Although many quickly find work or rely on family to get off the streets, the number experiencing “continuous, unremitting, chronic homelessness” continues to grow, even after 10,000 people were housed over the last three years, according to the report being released Tuesday by the Economic Roundtable, a nonprofit research group in Los Angeles.
The report recommended that the welfare system intervene to help children and young adults who become homeless before their condition becomes chronic.
“Prevention is critical for reducing the number of people who experience homelessness as well as the number who become chronically homeless,” the study said. “Housing does not provide a solution until the pathways into homelessness are narrowed.”
The group’s analysis was based on records for 9 million county residents who received public assistance at any point between 2002 and 2010. The study said many systems, including disability screening, mental health, foster care and criminal justice, fed into the homelessness pipeline. The 2007 to 2010 recession also drove many out of their homes, it said.
Several homeless service providers said most of these factors had been discussed anecdotally for years, but the report is the first to capture the scale of the problem and predicted it could have a strong impact.

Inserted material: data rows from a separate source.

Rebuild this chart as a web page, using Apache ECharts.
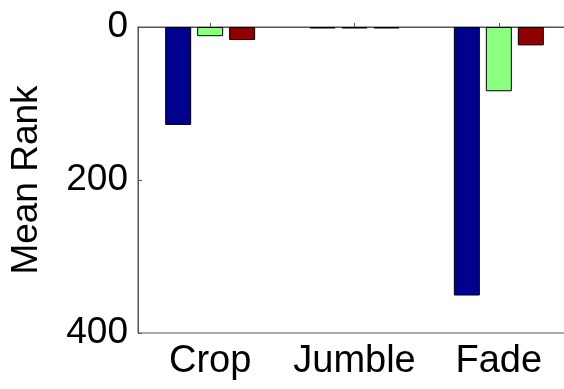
<!DOCTYPE html>
<html><head><meta charset="utf-8">
<script src="https://cdn.jsdelivr.net/npm/echarts@6/dist/echarts.min.js"></script>
<style>html,body{margin:0;padding:0;background:#fff}#c{width:564px;height:389px}</style>
</head><body><div id="c"></div>
<script>
const categories = ['Crop', 'Jumble', 'Fade'];
const seriesA = [128, 2, 351];
const seriesB = [12, 2, 84];
const seriesC = [17, 2, 24];
const yTicks = [0, 200, 400];

const chart = echarts.init(document.getElementById('c'));
const font = 'Liberation Sans, Arial, sans-serif';
function bar(data, color) {
  return { type: 'bar', data: data, barWidth: 26, barGap: '23%',
    itemStyle: { color: color, borderColor: '#000', borderWidth: 1 }, animation: false };
}
chart.setOption({
  animation: false,
  grid: { left: 138, width: 433, top: 27, height: 306, outerBoundsMode: 'none', containLabel: false,
    show: true, borderColor: '#555', borderWidth: 1, backgroundColor: '#fff' },
  xAxis: {
    type: 'category', data: categories,
    axisLine: { lineStyle: { color: '#555' } },
    axisTick: { show: true, inside: true, alignWithLabel: true, length: 4, lineStyle: { color: '#555' } },
    axisLabel: { color: '#000', fontSize: 38, fontFamily: font, margin: 10, interval: 0, hideOverlap: false }
  },
  yAxis: {
    type: 'value', inverse: true, min: yTicks[0], max: yTicks[yTicks.length - 1], interval: 200,
    name: 'Mean Rank', nameLocation: 'middle', nameGap: 93, nameRotate: 90,
    nameTextStyle: { color: '#000', fontSize: 37, fontFamily: font },
    axisLine: { show: true, lineStyle: { color: '#555' } },
    axisTick: { show: true, inside: true, length: 4, lineStyle: { color: '#555' } },
    splitLine: { show: false },
    axisLabel: { color: '#000', fontSize: 37, fontFamily: font, margin: 10 }
  },
  series: [bar(seriesA, '#00008f'), bar(seriesB, '#8cff80'), bar(seriesC, '#8f0000')]
});
</script></body></html>
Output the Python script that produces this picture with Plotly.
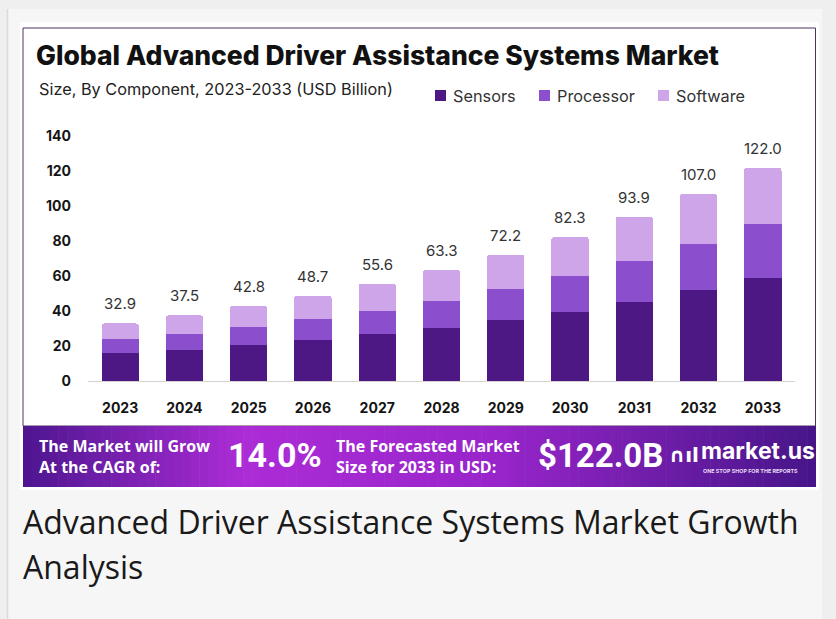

“It is going to be a mover and shaker moment,” said Mollie Lowery of Housing Works. “It really brings home, just the sheer numbers. We’re talking about 13,000 a month. Even me who works in the field had no idea those numbers were out there.”
The latest official homeless count found 44,000 people living in county streets in a three-day period in January, a 12% increase in two years. The survey also found a 37% rise in chronically homeless people. But it has long been acknowledged that many more move in and out of homelessness throughout the year.
The report said the wait in Los Angeles County for Section 8 vouchers, the primary federal resource for low-income housing, was 10 years in 1999. The waiting list closed in 2004, which can only mean the wait has increased, the report said.
Priority for housing goes to people with acute disabilities, the study said, but that leaves out the majority of homeless people, a portion of whom could find work and market-rate rentals if they secured stable housing.
About 42% of people who fall into homelessness do not receive the help they need to remain stably housed, including employment, health and behavioral health services, case management, disability benefits and subsidized housing, the report said.
The report placed particular importance on children, who it said constitute half of all public assistance recipients. Disabilities among children are underreported by 90%, the study found.
It recommended that public assistance offices flag “tripwire events” that are precursors to chronic homelessness, and connect families to agencies that can immediately help resolve their crises.
The warning signs include children not in school regularly, long-term unemployment of the parents and domestic violence.
Other recommendations included:
•Arranging screening for children’s disabilities, including cognitive and mental health issues.
•Screening adults for behavioral health needs.
•Home visits by a public health nurse for any family with children.
•Connecting families to substance abuse rehabilitation services.
The report cautioned that families can be reluctant to interact with authorities for fear of having their children removed from their homes and recommended that services not be “intrusive or sanctioning.”
The study was authored by roundtable President Daniel Flaming and senior researcher Patrick Burns, and funded by the Conrad N. Hilton Foundation.